* **SET PROBLEM**:
Copy out the data exactly, leaving the pictures behind.
══════════
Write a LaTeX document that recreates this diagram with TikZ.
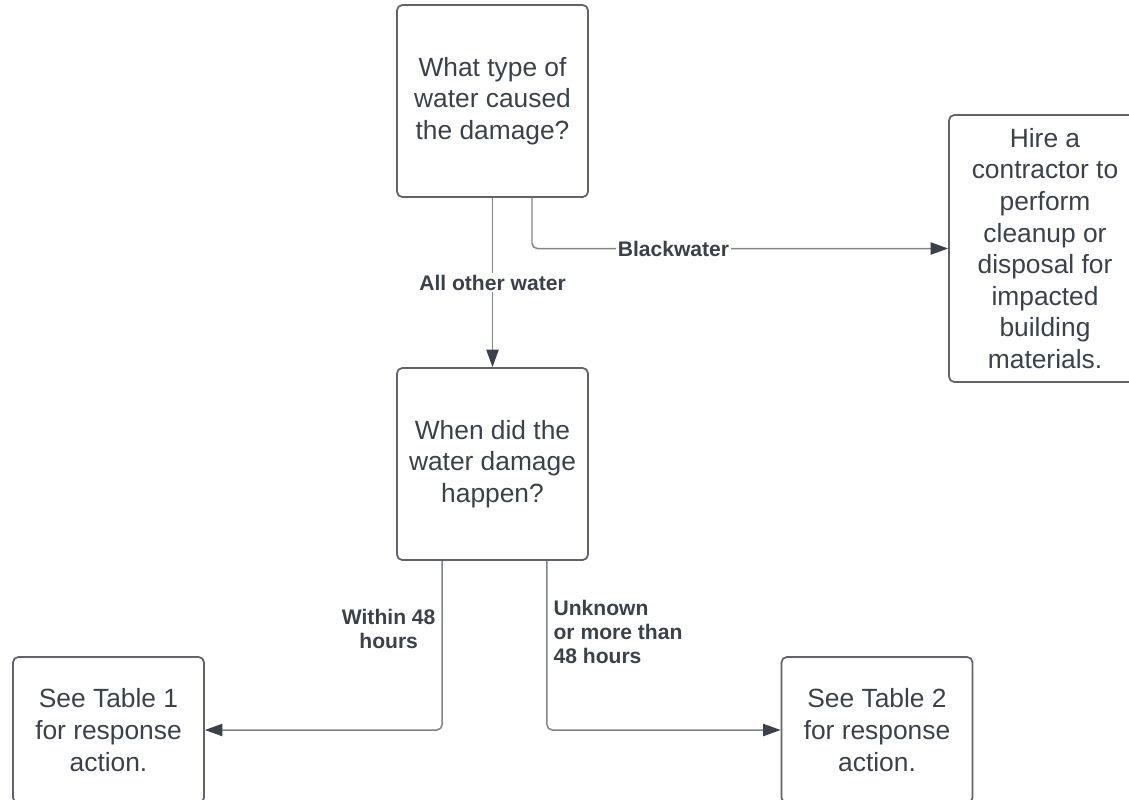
\documentclass[tikz,border=0pt]{standalone}
\usepackage{fontspec}
\setmainfont{Liberation Sans}
\usepackage{tikz}
\usetikzlibrary{arrows.meta,positioning,calc}
\definecolor{lcborder}{RGB}{96,100,106}
\definecolor{lctext}{RGB}{58,65,74}
\definecolor{lcline}{RGB}{128,132,137}
\tikzstyle{arrow} = [line width=0.85pt, color=lcline, rounded corners=3pt, -{Triangle[length=10pt,width=7pt,color=lctext]}]
\tikzstyle{qbox} = [rectangle, rounded corners=3pt, minimum width=3.82cm, minimum height=3.84cm, text centered, align=center, draw=lcborder, line width=1pt, text=lctext, font=\fontsize{15}{18}\selectfont]
\tikzstyle{answer} = [text=lctext, font=\fontsize{12}{13.7}\selectfont\bfseries]

\begin{document}
\begin{tikzpicture}[x=0.02cm, y=-0.02cm]
    \useasboundingbox (0,0) rectangle (1129,799);
    \clip (0,0) rectangle (1129,799);

    % Questions
    \node[qbox] (type) at (492.5,101) {What type of\\water caused\\the damage?};
    \node[qbox] (when) at (492.5,464) {When did the\\water damage\\happen?};

    % Outcomes
    \node[qbox, minimum width=3.84cm, minimum height=5.34cm] (hire) at (1045,248.5) {Hire a\\contractor to\\perform\\cleanup or\\disposal for\\impacted\\building\\materials.};
    \node[qbox, minimum height=2.92cm] (table1) at (108.5,730) {See Table 1\\for response\\action.};
    \node[qbox, minimum height=2.92cm] (table2) at (877,730) {See Table 2\\for response\\action.};

    % Arrows
    \draw[arrow] (type) -- node[answer, fill=white, inner sep=1pt] {All other water} (when);
    \draw[arrow] ([xshift=0.79cm]type.south) |- node[answer, pos=0.67, fill=white, inner sep=1pt] {Blackwater} (hire);

    \draw[arrow] ([xshift=-1.01cm]when.south) |- node[answer, pos=0.2, left, align=center] {Within 48\\hours} (table1);
    \draw[arrow] ([xshift=1.09cm]when.south) |- node[answer, pos=0.21, right, align=left] {Unknown\\or more than\\48 hours} (table2);
\end{tikzpicture}
\end{document}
══════════
* **TASK OUTPUT**:
Write a LaTeX document that recreates this diagram with TikZ.
\documentclass[tikz,border=0pt]{standalone}
\usepackage{fontspec}
\setmainfont{Liberation Sans}
\usepackage{tikz}
\usetikzlibrary{arrows.meta,positioning,calc}
\definecolor{lcborder}{RGB}{96,100,106}
\definecolor{lctext}{RGB}{58,65,74}
\definecolor{lcline}{RGB}{128,132,137}
\tikzstyle{arrow} = [line width=0.85pt, color=lcline, rounded corners=3pt, -{Triangle[length=10pt,width=7pt,color=lctext]}]
\tikzstyle{qbox} = [rectangle, rounded corners=3pt, minimum width=3.82cm, minimum height=3.84cm, text centered, align=center, draw=lcborder, line width=1pt, text=lctext, font=\fontsize{15}{18}\selectfont]
\tikzstyle{answer} = [text=lctext, font=\fontsize{12}{13.7}\selectfont\bfseries]

\begin{document}
\begin{tikzpicture}[x=0.02cm, y=-0.02cm]
    \useasboundingbox (0,0) rectangle (1129,799);
    \clip (0,0) rectangle (1129,799);

    % Questions
    \node[qbox] (type) at (492.5,101) {What type of\\water caused\\the damage?};
    \node[qbox] (when) at (492.5,464) {When did the\\water damage\\happen?};

    % Outcomes
    \node[qbox, minimum width=3.84cm, minimum height=5.34cm] (hire) at (1045,248.5) {Hire a\\contractor to\\perform\\cleanup or\\disposal for\\impacted\\building\\materials.};
    \node[qbox, minimum height=2.92cm] (table1) at (108.5,730) {See Table 1\\for response\\action.};
    \node[qbox, minimum height=2.92cm] (table2) at (877,730) {See Table 2\\for response\\action.};

    % Arrows
    \draw[arrow] (type) -- node[answer, fill=white, inner sep=1pt] {All other water} (when);
    \draw[arrow] ([xshift=0.79cm]type.south) |- node[answer, pos=0.67, fill=white, inner sep=1pt] {Blackwater} (hire);

    \draw[arrow] ([xshift=-1.01cm]when.south) |- node[answer, pos=0.2, left, align=center] {Within 48\\hours} (table1);
    \draw[arrow] ([xshift=1.09cm]when.south) |- node[answer, pos=0.21, right, align=left] {Unknown\\or more than\\48 hours} (table2);
\end{tikzpicture}
\end{document}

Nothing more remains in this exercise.